Rows from a dataset
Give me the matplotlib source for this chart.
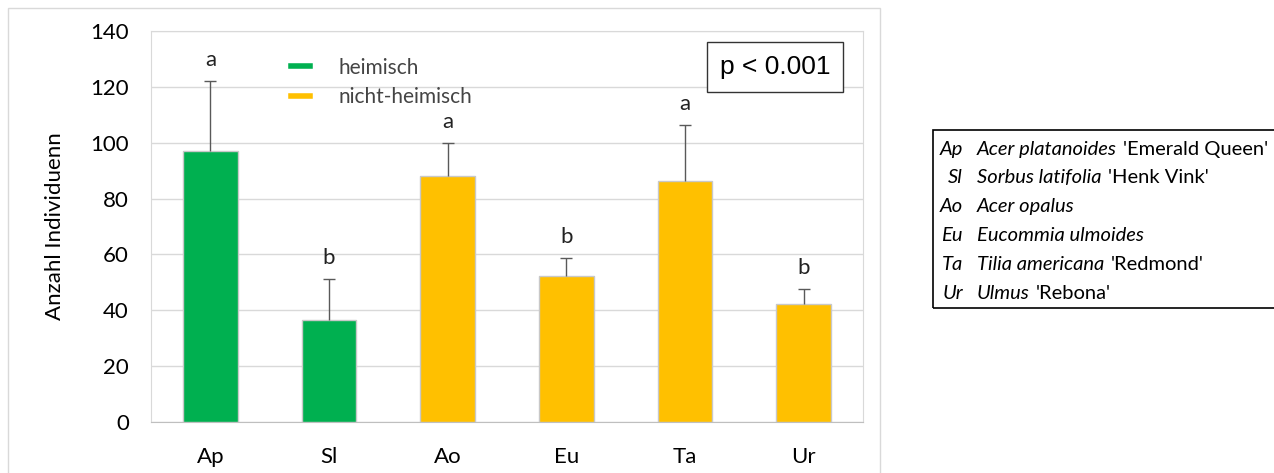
import matplotlib.pyplot as plt
from matplotlib.patches import Rectangle
from matplotlib.lines import Line2D

plt.rcParams['font.family'] = ['Lato', 'DejaVu Sans']

cats = ['Ap', 'Sl', 'Ao', 'Eu', 'Ta', 'Ur']
means = [97, 36.5, 88, 52.3, 86.3, 42.2]
errs = [25, 14.7, 12, 6.3, 20, 5.5]
letters = ['a', 'b', 'a', 'b', 'a', 'b']
native = [True, True, False, False, False, False]

species = ["Acer platanoides", "Sorbus latifolia", "Acer opalus",
           "Eucommia ulmoides", "Tilia americana", "Ulmus"]
cultivars = ["'Emerald Queen'", "'Henk Vink'", "", "", "'Redmond'", "'Rebona'"]

green = '#00b050'
orange = '#ffc000'

fig = plt.figure(figsize=(12.74, 4.73), dpi=100)
W, H = 1274, 473
ax = fig.add_axes([151 / W, 1 - 422 / H, (863 - 151) / W, (422 - 31) / H])

# outer chart frame
fig.patches.append(Rectangle((8 / W, -0.1), (880 - 8) / W, 1.1 - 8 / H,
                             transform=fig.transFigure, fill=False,
                             edgecolor='#d9d9d9', lw=1))

x = list(range(len(cats)))
colors = [green if n else orange for n in native]
ax.bar(x, means, width=0.46, color=colors, edgecolor='#c8c8c8', lw=1, zorder=3)
tops = [m + e for m, e in zip(means, errs)]
ax.vlines(x, means, tops, color='#595959', lw=1, zorder=4)
ax.scatter(x, tops, marker='_', s=70, color='#595959', lw=1, zorder=4)
for xi, t, l in zip(x, tops, letters):
    ax.text(xi, t + 4, l, ha='center', va='bottom', fontsize=16, color='#222222')

ax.set_xlim(-0.5, 5.5)
ax.set_ylim(0, 140)
ax.set_yticks(range(0, 141, 20))
ax.set_xticks(x)
ax.set_xticklabels(cats)
ax.tick_params(axis='both', length=0, labelsize=16, colors='#000000')
ax.tick_params(axis='y', pad=16)
ax.tick_params(axis='x', pad=18)
ax.grid(axis='y', color='#d9d9d9', lw=1, zorder=0)
for s in ['left', 'right', 'top']:
    ax.spines[s].set_color('#d9d9d9')
ax.spines['bottom'].set_color('#bfbfbf')
ax.set_ylabel('Anzahl Individuenn', fontsize=16, labelpad=18)

handles = [Line2D([], [], color=green, lw=4), Line2D([], [], color=orange, lw=4)]
ax.legend(handles, ['heimisch', 'nicht-heimisch'], loc='upper left',
          bbox_to_anchor=(0.17, 0.98), frameon=False, fontsize=15,
          handlelength=0.9, labelspacing=0.45, handletextpad=1.4,
          labelcolor='#444444')

fig.text(775 / W, 1 - 67 / H, 'p < 0.001', ha='center', va='center',
         fontsize=19, family='Liberation Sans',
         bbox=dict(boxstyle='square,pad=0.5', fc='white', ec='#333333', lw=1))

# species key box
fig.patches.append(Rectangle((933 / W, 1 - 308 / H), 0.5, (308 - 130) / H,
                             transform=fig.transFigure, fill=False,
                             edgecolor='black', lw=1.2))
for i, (c, sp, cv) in enumerate(zip(cats, species, cultivars)):
    yy = 1 - (149 + i * 28.8) / H
    fig.text(963 / W, yy, c, ha='right', va='center', fontsize=14.5, style='italic')
    t = fig.text(977 / W, yy, sp, ha='left', va='center', fontsize=14.5, style='italic')
    if cv:
        fig.canvas.draw()
        bb = t.get_window_extent()
        fig.text((bb.x1 + 6) / W, yy, cv, ha='left', va='center', fontsize=14.5)

fig.savefig('out.png', dpi=100)
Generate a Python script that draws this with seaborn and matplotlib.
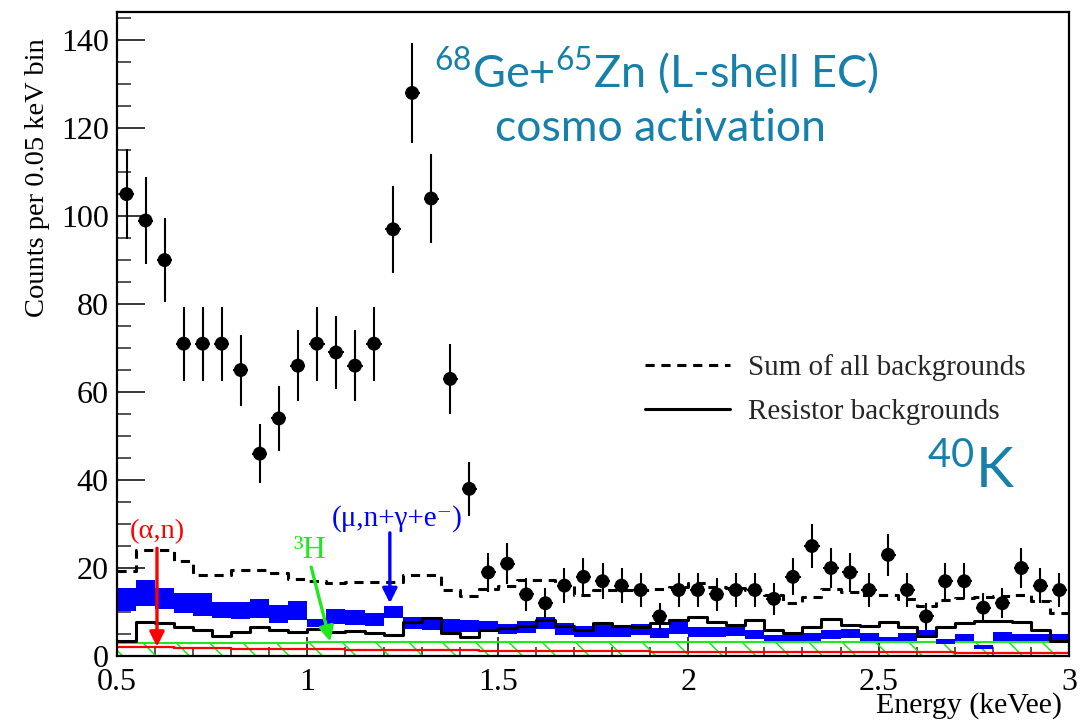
import numpy as np
import pandas as pd
import matplotlib
matplotlib.use("Agg")
import matplotlib.pyplot as plt
from matplotlib.lines import Line2D
from matplotlib.ticker import MultipleLocator
import seaborn as sns

# 0.05 keVee bins from 0.5 to 3.0 keVee
bin_edges = [round(0.5 + 0.05 * i, 3) for i in range(51)]
bin_centers = [round(0.525 + 0.05 * i, 4) for i in range(50)]

# Observed counts per bin
counts = [105, 99, 90, 71, 71, 71, 65, 46, 54, 66,
          71, 69, 66, 71, 97, 128, 104, 63, 38, 19,
          21, 14, 12, 16, 18, 17, 16, 15, 9, 15,
          15, 14, 15, 15, 13, 18, 25, 20, 19, 15,
          23, 15, 9, 17, 17, 11, 12, 20, 16, 15]

# Sum of all background components
sum_bkg = [19.4, 24.1, 24.0, 21.5, 18.5, 18.4, 19.5, 19.5, 18.9, 17.5,
           17.0, 16.6, 16.8, 16.8, 16.8, 18.4, 18.4, 15.0, 13.6, 15.3,
           16.0, 17.3, 17.3, 16.0, 13.9, 15.0, 15.0, 15.0, 15.2, 15.7,
           16.6, 15.7, 15.5, 15.0, 13.9, 12.0, 13.4, 15.2, 14.6, 13.9,
           13.9, 12.9, 11.4, 12.7, 13.1, 13.3, 13.6, 13.9, 12.4, 9.7]

# Resistor backgrounds
resistor_bkg = [3.4, 7.8, 7.4, 6.5, 5.8, 4.6, 5.5, 6.7, 5.9, 5.5,
                6.1, 5.4, 5.7, 5.3, 4.8, 7.8, 8.6, 5.3, 4.4, 5.8,
                6.3, 6.8, 8.2, 6.9, 6.0, 7.5, 6.8, 6.7, 7.6, 8.2,
                8.8, 7.8, 7.0, 8.1, 6.0, 5.3, 6.7, 8.3, 7.0, 6.8,
                7.8, 6.7, 4.5, 6.7, 7.6, 8.0, 8.0, 7.8, 5.9, 3.4]

# (mu,n + gamma + e-) background band: lower / upper edge per bin
muon_low = [10.3, 11.4, 10.6, 9.8, 9.1, 8.7, 8.3, 8.7, 7.4, 8.2,
            6.5, 7.3, 7.0, 6.8, 8.6, 6.1, 5.9, 5.5, 5.4, 5.5,
            5.0, 5.3, 6.1, 4.8, 4.3, 4.4, 4.4, 4.7, 4.0, 5.1,
            4.4, 4.4, 4.5, 3.8, 3.3, 3.3, 3.3, 3.8, 4.0, 3.5,
            3.3, 3.5, 4.5, 2.7, 3.3, 1.6, 3.5, 3.3, 3.3, 3.3]
muon_high = [15.4, 17.3, 15.4, 14.4, 14.4, 12.3, 12.2, 12.9, 11.6, 12.6,
             8.3, 10.6, 10.5, 9.8, 11.4, 8.9, 8.7, 8.3, 8.2, 7.9,
             7.2, 8.0, 8.8, 7.4, 6.8, 7.2, 6.9, 7.3, 6.3, 7.8,
             6.6, 6.5, 6.7, 5.9, 4.8, 4.8, 5.2, 6.0, 6.1, 5.2,
             4.4, 5.3, 5.9, 3.8, 5.0, 2.5, 5.4, 4.9, 4.9, 4.9]

# Tritium (3H) component
tritium = [2.9, 2.9, 2.9, 2.9, 2.9, 2.9, 2.9, 2.9, 2.9, 2.9,
           3.2, 3.2, 3.2, 3.2, 3.2, 3.2, 3.2, 3.2, 3.2, 3.2,
           3.2, 3.2, 3.2, 3.2, 3.2, 3.2, 3.2, 3.2, 3.2, 3.2,
           3.2, 3.2, 3.2, 3.2, 3.2, 3.2, 3.2, 3.2, 3.2, 3.2,
           3.2, 3.2, 3.2, 3.2, 3.2, 3.2, 3.2, 3.2, 3.2, 3.2]

# (alpha,n) component
alpha_n = [2.1, 2.1, 2.0, 1.9, 1.9, 1.75, 1.7, 1.65, 1.6, 1.55,
           1.5, 1.5, 1.45, 1.4, 1.4, 1.35, 1.35, 1.3, 1.3, 1.25,
           1.2, 1.2, 1.15, 1.15, 1.1, 1.1, 1.05, 1.05, 1.0, 1.0,
           1.0, 0.95, 0.95, 0.95, 0.9, 0.9, 0.9, 0.85, 0.85, 0.85,
           0.8, 0.8, 0.8, 0.8, 0.75, 0.75, 0.75, 0.7, 0.7, 0.7]

x_ticks = [0.5, 1, 1.5, 2, 2.5, 3]
x_tick_labels = ["0.5", "1", "1.5", "2", "2.5", "3"]
y_ticks = [0, 20, 40, 60, 80, 100, 120, 140]

spec = pd.DataFrame({
    "energy": bin_centers, "counts": counts, "sum_bkg": sum_bkg,
    "resistor": resistor_bkg, "alpha_n": alpha_n,
})

TEAL = "#1780aa"
GREEN = "#1fe81f"

sns.set_theme(style="ticks")
plt.rcParams["font.family"] = ["Liberation Serif", "DejaVu Serif"]
plt.rcParams["mathtext.fontset"] = "custom"
plt.rcParams["mathtext.rm"] = "Lato"
plt.rcParams["mathtext.it"] = "Lato:italic"
plt.rcParams["mathtext.bf"] = "Lato:bold"
plt.rcParams["hatch.linewidth"] = 1.1

W, H = 1091, 721
fig = plt.figure(figsize=(W / 100, H / 100), dpi=100)
ax = fig.add_axes([117 / W, 1 - 656 / H, (1069 - 117) / W, (656 - 12) / H])

# tritium: green hatched area
ax.stairs(tritium, bin_edges, baseline=0, fill=True, facecolor="none",
          edgecolor=GREEN, hatch="\\", linewidth=1.5, zorder=1)

# (alpha,n): red histogram line
sns.histplot(data=spec, x="energy", weights="alpha_n", bins=bin_edges,
             element="step", fill=False, color="red", linewidth=1.6, ax=ax,
             zorder=2)

# muon-induced background as a blue band
ax.bar(bin_centers, np.array(muon_high) - np.array(muon_low), bottom=muon_low,
       width=0.05, color="blue", linewidth=0, zorder=2)

# resistor backgrounds (solid) and sum of all backgrounds (dashed)
sns.histplot(data=spec, x="energy", weights="resistor", bins=bin_edges,
             element="step", fill=False, color="black", linewidth=2.2, ax=ax,
             zorder=3)
sns.histplot(data=spec, x="energy", weights="sum_bkg", bins=bin_edges,
             element="step", fill=False, color="black", linewidth=2.2,
             linestyle=(0, (3, 2.2)), ax=ax, zorder=3)

# data with Poisson errors
ax.errorbar(spec["energy"], spec["counts"], yerr=np.sqrt(spec["counts"]),
            xerr=0.02, fmt="none", ecolor="black", elinewidth=1.5, capsize=0,
            zorder=4)
sns.scatterplot(data=spec, x="energy", y="counts", color="black", s=100,
                edgecolor="none", ax=ax, zorder=5, legend=False)

ax.set_xlim(0.5, 3.0)
ax.set_ylim(0, 146.4)
ax.set_xlabel("")
ax.set_ylabel("")
ax.set_xticks(x_ticks)
ax.set_xticklabels(x_tick_labels)
ax.set_yticks(y_ticks)
ax.xaxis.set_minor_locator(MultipleLocator(0.1))
ax.yaxis.set_minor_locator(MultipleLocator(5))
ax.tick_params(axis="x", which="major", direction="in", length=13.5, width=1.1,
               labelsize=23, pad=8.5, colors="black")
ax.tick_params(axis="x", which="minor", direction="in", length=6.8, width=1.1)
ax.tick_params(axis="y", which="major", direction="in", length=20, width=1.1,
               labelsize=23, pad=6, colors="black")
ax.tick_params(axis="y", which="minor", direction="in", length=10, width=1.1)
for side in ["left", "right", "top", "bottom"]:
    ax.spines[side].set_visible(True)
    ax.spines[side].set_color("black")
    ax.spines[side].set_linewidth(1.6)

# axis titles
fig.text(38 / W, 1 - 178 / H, "Counts per 0.05 keV bin", rotation=90,
         ha="center", va="center", fontsize=20.5, color="black")
fig.text(1062 / W, 1 - 706 / H, "Energy (keVee)", ha="right", va="center",
         fontsize=21.5, color="black")

# legend
handles = [Line2D([], [], color="black", lw=2.2, ls=(0, (3, 2.2))),
           Line2D([], [], color="black", lw=2.2)]
ax.legend(handles, ["Sum of all backgrounds", "Resistor backgrounds"],
          loc="upper left", bbox_to_anchor=(645 / W, 1 - 354 / H),
          bbox_transform=fig.transFigure, frameon=False, fontsize=21,
          handlelength=2.9, handletextpad=0.62, labelspacing=0.6,
          borderpad=0, borderaxespad=0)

# component labels and arrows
ax.text(0.605, 25.5, "(α,n)", color="red", fontsize=20.5, ha="center",
        va="bottom")
ax.annotate("", xy=(0.605, 2.1), xytext=(0.605, 24.5),
            arrowprops=dict(arrowstyle="-|>", color="red", lw=2.4,
                            mutation_scale=22, shrinkA=0, shrinkB=0), zorder=6)
ax.text(1.005, 20.8, "³H", color=GREEN, fontsize=23, ha="center", va="bottom")
ax.annotate("", xy=(1.06, 3.3), xytext=(1.01, 20.2),
            arrowprops=dict(arrowstyle="-|>", color=GREEN, lw=2.4,
                            mutation_scale=22, shrinkA=0, shrinkB=0), zorder=6)
ax.text(1.235, 28.3, "(μ,n+γ+e⁻)", color="blue", fontsize=21, ha="center",
        va="bottom")
ax.annotate("", xy=(1.2165, 12.0), xytext=(1.2165, 28.0),
            arrowprops=dict(arrowstyle="-|>", color="blue", lw=2.4,
                            mutation_scale=22, shrinkA=0, shrinkB=0), zorder=6)

# cosmogenic activation labels
fig.text(656 / W, 1 - 87 / H, r"$^{68}$Ge+$^{65}$Zn (L-shell EC)", color=TEAL,
         fontsize=32.5, family="Lato", ha="center", va="baseline")
fig.text(660 / W, 1 - 141 / H, "cosmo activation", color=TEAL, fontsize=32,
         family="Lato", ha="center", va="baseline")
fig.text(1015 / W, 1 - 488 / H, r"$^{40}$K", color=TEAL, fontsize=41,
         family="Lato", ha="right", va="baseline")

fig.savefig("out.png", dpi=100)
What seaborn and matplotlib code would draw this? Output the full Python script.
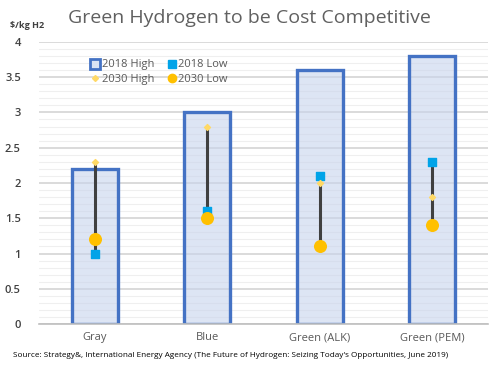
import numpy as np
import pandas as pd
import seaborn as sns
import matplotlib
matplotlib.use("Agg")
import matplotlib.pyplot as plt
from matplotlib.lines import Line2D
from matplotlib.ticker import MultipleLocator

# Datos
categorias = ["Gray", "Blue", "Green (ALK)", "Green (PEM)"]
high_2018 = [2.2, 3.0, 3.6, 3.8]
low_2018 = [1.0, 1.6, 2.1, 2.3]
high_2030 = [2.3, 2.8, 2.0, 1.8]
low_2030 = [1.2, 1.5, 1.1, 1.4]

df = pd.DataFrame({
    "cat": categorias,
    "h18": high_2018,
    "l18": low_2018,
    "h30": high_2030,
    "l30": low_2030,
})

sns.set_style("white")
plt.rcParams["font.family"] = ["Open Sans", "DejaVu Sans"]

fig = plt.figure(figsize=(4.99, 3.67), dpi=100)
ax = fig.add_axes([0.078, 0.117, 0.9, 0.769])

# grid
ax.yaxis.set_major_locator(MultipleLocator(0.5))
ax.yaxis.set_minor_locator(MultipleLocator(0.1))
ax.grid(axis="y", which="major", color="#d4d4d4", linewidth=1.2, zorder=0)
ax.grid(axis="y", which="minor", color="#efefef", linewidth=0.8, zorder=0)
ax.set_axisbelow(True)

sns.barplot(data=df, x="cat", y="h18", ax=ax, color="#d3ddef",
            edgecolor="#4472c4", linewidth=2.4, width=0.41, zorder=2)
for p in ax.patches:
    p.set_edgecolor("#4472c4")
    p.set_facecolor((0.78, 0.83, 0.93, 0.6))

xs = np.arange(len(categorias))
top = df[["l18", "h30", "l30"]].max(axis=1)
bot = df[["l18", "h30", "l30"]].min(axis=1)
ax.vlines(xs, bot, top, color="#404040", linewidth=2.2, zorder=3)

ax.scatter(xs, df["l18"], marker="s", s=30, color="#00a3e8", zorder=4)
ax.scatter(xs, df["h30"], marker="D", s=9, color="#ffd966", zorder=4)
ax.scatter(xs, df["l30"], marker="o", s=70, color="#ffc000", zorder=4)

ax.set_ylim(0, 4)
ax.set_xlim(-0.5, 3.5)
ax.set_xlabel("")
ax.set_ylabel("")
for s in ["top", "right", "left"]:
    ax.spines[s].set_visible(False)
ax.spines["bottom"].set_color("#bfbfbf")
ax.spines["bottom"].set_linewidth(1.2)
ax.tick_params(axis="y", which="both", length=0, labelsize=8, labelcolor="#404040", pad=13)
ax.tick_params(axis="x", length=0, labelsize=8, labelcolor="#595959", pad=6)
ax.set_yticks([0, 0.5, 1, 1.5, 2, 2.5, 3, 3.5, 4])
ax.set_yticklabels(["0", "0.5", "1", "1.5", "2", "2.5", "3", "3.5", "4"], fontweight="semibold")

h_h18 = Line2D([], [], marker="s", linestyle="", markersize=7, markerfacecolor="#dae3f3",
               markeredgecolor="#4472c4", markeredgewidth=2)
h_l18 = Line2D([], [], marker="s", linestyle="", markersize=6, color="#00a3e8")
h_h30 = Line2D([], [], marker="D", linestyle="", markersize=3, color="#ffd966")
h_l30 = Line2D([], [], marker="o", linestyle="", markersize=6, color="#ffc000")
ax.legend([h_h18, h_h30, h_l18, h_l30], ["2018 High", "2030 High", "2018 Low", "2030 Low"],
          ncol=2, loc="upper left", bbox_to_anchor=(0.095, 0.965), frameon=False, fontsize=8,
          labelcolor="#595959", handletextpad=0.1, columnspacing=1.1, handlelength=1.0,
          borderpad=0.2, labelspacing=0.35)

fig.text(0.5, 0.95, "Green Hydrogen to be Cost Competitive", ha="center", va="center",
         fontsize=14, color="#606060")
fig.text(0.02, 0.93, "$/kg H2", ha="left", va="center", fontsize=6.5,
         color="#404040", fontweight="bold")
fig.text(0.026, 0.032, "Source: Strategy&, International Energy Agency (The Future of Hydrogen: Seizing Today's Opportunities, June 2019)",
         ha="left", va="center", fontsize=5.9, color="#000000")

fig.savefig("out.png", dpi=100)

Brief
Retype only the lines above from the one with "Generate a Python" through the one with "4.4, 5.3, 5.9, 3.8, 5.0, 2.5, 5.4, 4.9, 4.9, 4.9]", exactly and with both ends. Images stay out.

Response to the task
Generate a Python script that draws this with seaborn and matplotlib.
import numpy as np
import pandas as pd
import matplotlib
matplotlib.use("Agg")
import matplotlib.pyplot as plt
from matplotlib.lines import Line2D
from matplotlib.ticker import MultipleLocator
import seaborn as sns

# 0.05 keVee bins from 0.5 to 3.0 keVee
bin_edges = [round(0.5 + 0.05 * i, 3) for i in range(51)]
bin_centers = [round(0.525 + 0.05 * i, 4) for i in range(50)]

# Observed counts per bin
counts = [105, 99, 90, 71, 71, 71, 65, 46, 54, 66,
          71, 69, 66, 71, 97, 128, 104, 63, 38, 19,
          21, 14, 12, 16, 18, 17, 16, 15, 9, 15,
          15, 14, 15, 15, 13, 18, 25, 20, 19, 15,
          23, 15, 9, 17, 17, 11, 12, 20, 16, 15]

# Sum of all background components
sum_bkg = [19.4, 24.1, 24.0, 21.5, 18.5, 18.4, 19.5, 19.5, 18.9, 17.5,
           17.0, 16.6, 16.8, 16.8, 16.8, 18.4, 18.4, 15.0, 13.6, 15.3,
           16.0, 17.3, 17.3, 16.0, 13.9, 15.0, 15.0, 15.0, 15.2, 15.7,
           16.6, 15.7, 15.5, 15.0, 13.9, 12.0, 13.4, 15.2, 14.6, 13.9,
           13.9, 12.9, 11.4, 12.7, 13.1, 13.3, 13.6, 13.9, 12.4, 9.7]

# Resistor backgrounds
resistor_bkg = [3.4, 7.8, 7.4, 6.5, 5.8, 4.6, 5.5, 6.7, 5.9, 5.5,
                6.1, 5.4, 5.7, 5.3, 4.8, 7.8, 8.6, 5.3, 4.4, 5.8,
                6.3, 6.8, 8.2, 6.9, 6.0, 7.5, 6.8, 6.7, 7.6, 8.2,
                8.8, 7.8, 7.0, 8.1, 6.0, 5.3, 6.7, 8.3, 7.0, 6.8,
                7.8, 6.7, 4.5, 6.7, 7.6, 8.0, 8.0, 7.8, 5.9, 3.4]

# (mu,n + gamma + e-) background band: lower / upper edge per bin
muon_low = [10.3, 11.4, 10.6, 9.8, 9.1, 8.7, 8.3, 8.7, 7.4, 8.2,
            6.5, 7.3, 7.0, 6.8, 8.6, 6.1, 5.9, 5.5, 5.4, 5.5,
            5.0, 5.3, 6.1, 4.8, 4.3, 4.4, 4.4, 4.7, 4.0, 5.1,
            4.4, 4.4, 4.5, 3.8, 3.3, 3.3, 3.3, 3.8, 4.0, 3.5,
            3.3, 3.5, 4.5, 2.7, 3.3, 1.6, 3.5, 3.3, 3.3, 3.3]
muon_high = [15.4, 17.3, 15.4, 14.4, 14.4, 12.3, 12.2, 12.9, 11.6, 12.6,
             8.3, 10.6, 10.5, 9.8, 11.4, 8.9, 8.7, 8.3, 8.2, 7.9,
             7.2, 8.0, 8.8, 7.4, 6.8, 7.2, 6.9, 7.3, 6.3, 7.8,
             6.6, 6.5, 6.7, 5.9, 4.8, 4.8, 5.2, 6.0, 6.1, 5.2,
             4.4, 5.3, 5.9, 3.8, 5.0, 2.5, 5.4, 4.9, 4.9, 4.9]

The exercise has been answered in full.